A cena mais marcante de “Bananas”, de Woody Allen, anárquica esculhambação de caudilhos e ditaduras, atinge em cheio a espinha dorsal do tal “way of life” norte-americano: trata-se do momento em que os Estados Unidos – fielmente retratados pela arte – vendem armas aos dois lados que se digladiavam na republiqueta latina. A aguçada visão do diretor nova-iorquino pôs a nu, sem piedade, a origem remota do impressionante atentado que pôs abaixo as torres gêmeas, expondo ao riso nervoso da platéia contradições insolúveis, capazes de dissolver um sistema político e econômico com uma pressa digna do aço exposto a 500 graus centígrados.

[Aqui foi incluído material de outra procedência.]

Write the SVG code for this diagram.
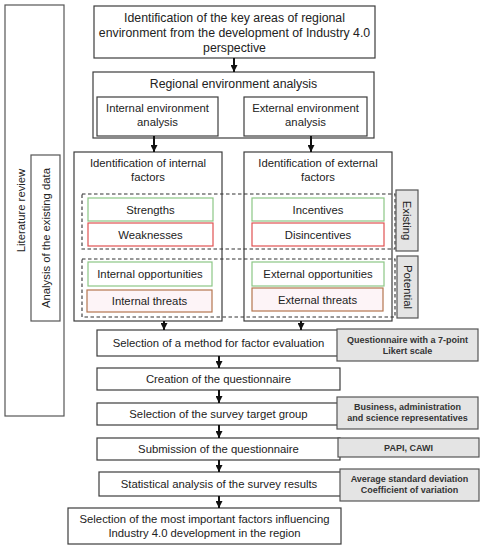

Os Estados Unidos não são apenas, como se diz, a gloriosa demonstração de superioridade do sistema capitalista. São também o fruto de duas guerras transcorridas a milhares de quilômetros de distância de seu território, e de sua ultradimensionada indústria de armamentos, que os enriqueceu sem nunca questionar de onde jorravam os recursos. Vendiam armas aos inimigos da União Soviética – entre eles o talibã maluco suspeito dos atentados – e vendiam armas à própria União Soviética, cujo poderio militar se explicava, em grande parte, por operações clandestinas que engordavam ainda mais a imensa águia autofágica.
Explicações e projeções, contudo, parecem importar menos do que a falta de perspectivas que toda essa cretinice impôs ao futuro dos meus filhos. Quando desmantelaram a União Soviética, depois que ela já havia servido de forma dedicada e oculta aos seus interesses escusos, os barões da indústria bélica pouco se incomodaram com as milhares de armas nucleares que os seus títeres haviam abandonado nas Chechênias e Casaquistões da vida. Em nome do “business”, que, como o espetáculo, não podia parar, largaram na mão de uma porção de desmiolados um arsenal atômico capaz de explodir o mundo 23 vezes, embora nunca se tenha chegado a nenhuma conclusão razoável acerca do que seria feito com as outras 22.
Mencionei meus filhos. Olhando-os, vejo-os em um mundo que, em nome de interesses econômicos, pôs bombas de hidrogênio sob o controle de loucos aptos a jogar aviões de passageiros contra edifícios. Olhando-os, vejo-os vitimados pelos que faziam guerras no território alheio, de forma cada vez mais asséptica, e, vendo explodir o próprio quintal, agora anunciam represálias ao resto da humanidade.
Não serão necessárias. O planeta já sofre essas represálias, invadido por bandidos de toda sorte, os quais, descobriu-se com atraso, sempre foram financiados pelos mocinhos.